H29年度「先進科学セミナーI」の講演・講義を終えて
掲載日:2018/3/1
先進科学セミナーIでは,学内外の一流の研究者・技術者・企業経営者によるオムニバス方式の講義・講演により,将来、社会(企業)で活躍する上で、理解し身に付けておくべき知識を学び、アカデミアと産業界を俯瞰する能力、さらにはこれら領域間での共創を主体的に実行し得る能力(論理的思考力/課題発掘・解決力等)の修得を目標としています。
今年度は,3名の学内講師,8名の学外講師の方による,研究開発戦略,研究マネージメント,知財戦略,研究倫理,イノベーション創出等について実例をもとにご講義を頂きました。
自然科学系教育研究機構 青合 利明特任教授
第1回 概論
○先進科学セミナーIの狙いと内容
○メガトレンドとイノベーション
-大学&企業の研究はどこに向かうのか?-
○大学研究の社会実装におけるジレンマ
第5回 研究開発戦略論④
○「企業の研究開発の現場で、今何が起こっているか?生き残りを賭けた企業の研究開発の戦略的考え方・取り組みを解説し、その中でアカデミアにおける基礎研究との相違を論じる。」
工学研究院 電気電子工学コース 伊藤 智義教授
第2回 研究開発戦略論 ①
○理論天文学と計算機科学
-10~20代で考えたこと、行動したこと-
第3回 研究開発戦略論 ②
○3次元映像とコンピュータ
-30~50代で考えたこと、変わったこと-
理学研究院 化学コース 加納 博文教授
第4回 研究開発戦略論 ③
○「大学の研究と国研の研究」
日立製作所 産業・水統括本部 CTO 都築 浩一氏
第6回 研究マネージメント
○研究を効果・効率的に推進し、研究成果を最大化する研究マネージメントについて事例を含め、基本的な考え方・方法論を学ぶ。
元富士フイルム 取締役 知財本部長 鈴木 俊昭氏
第7回 知財戦略①
○知的財産とは
○知的財産政策と経済・・歴史的視点
○近年の知的財産事情
第8回 知財戦略②
○知財戦略の事例
○まとめ
元キャノン 理事 河村 尚登氏
第9回 研究倫理①
○研究の不正防止に向けて
1.国内外で増加する不正行為
2.なぜ不正行為は増加したのか・研究現場の現状
3.研究者の倫理観
第10回 研究倫理②
○研究者の行動規範
1.研究者の特質と責任
2.研究者としての倫理観
3.研究者の行動規範
CYBERDYNE 研究開発責任者 品田 英俊氏
第11回 イノベーション創出①
○大企業とベンチャーのイノベーション
1.イノベーション概論
2.大企業のイノベーション
<富士フイルムでの研究開発>
3.ベンチャーのイノベーション
<サイバーダインでの研究開発>
4.イノベーションへの取り組み
5.課題
富士フイルム イノベーション・アーキテクト 中村 善貞氏
第12回 イノベーション創出②
○富士フイルムは2000年以降、デジタル化の荒波で主力の写真事業が消滅する中、写真のコア技術を活用した新規製品・事業への展開を多方面に進め成功を収めて来た。
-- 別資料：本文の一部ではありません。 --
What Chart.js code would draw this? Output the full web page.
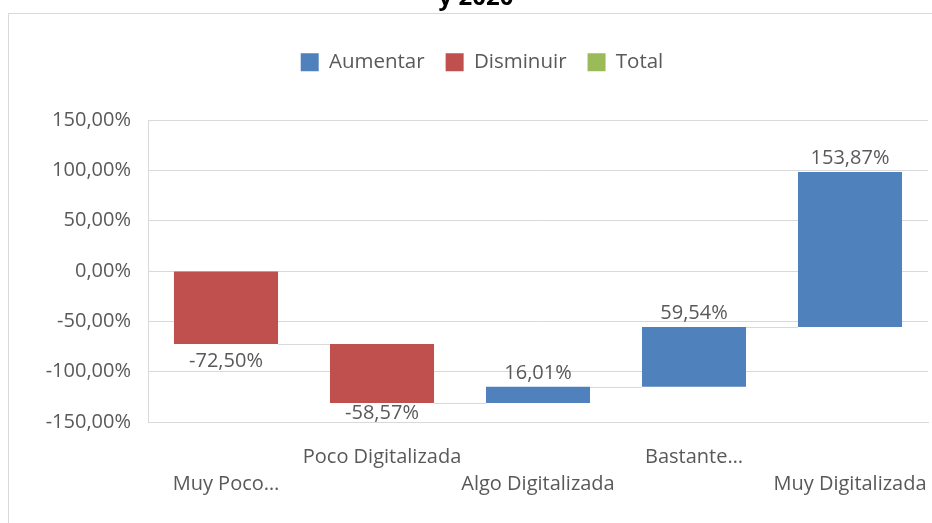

その代表例が化粧品事業である。富士フイルム化粧品事業を事例に、新規事業の創出・進め方について講義を行った。
元理化学研究所・統括役 井上 愛一郎氏
第13回 研究戦略(特別講演)
○「スーパーコンピュータ「京」の開発物語」
富士通でコンピュータの心臓部CPUの開発に従事され,2011年にスーパーコンピュータ「京」の開発責任者を務め、世界一のスーパーコンピュータ実現を主導した。(同開発で2013年に紫綬褒章受章)激しい開発競争が繰り広げられるスーパーコンピュータの世界に対し、「京」のコンセプト設計から開発の苦労話まで、素人にも判り易くスーパーコンピュータの開発ストーリーをお話し頂きました。
JSTプログラムオフィサー 浜田 恵美子氏
第14回 事業戦略(特別講演)
○如何にイノベーションを実現するかーCD-R/DVD-Rの開発を例に
・ CD-Rとは何か
・ CD-R,DVD-Rの開発から事業化/時間との付き合い方
・ マーケットとの付き合い方
・ 競合との付き合い方
・ イノベーションを実現する人と組織
・ 人生のイノベーション
日東電工株式会社 専務執行役員 表 利彦氏
第15回 事業戦略(特別講演)
○千葉大学工学研究科博士後期課程の先輩であり、エレクトロニクス/自動車関連/ヘルスケア/環境分野で業界を牽引するリーディングカンパニー「日東電工株式会社」の研究開発と事業戦略を永く統括されて来た経験から,これまでの研究開発・新規事業創出の苦労話から、研究開発に対する熱い想いをお話し頂きました。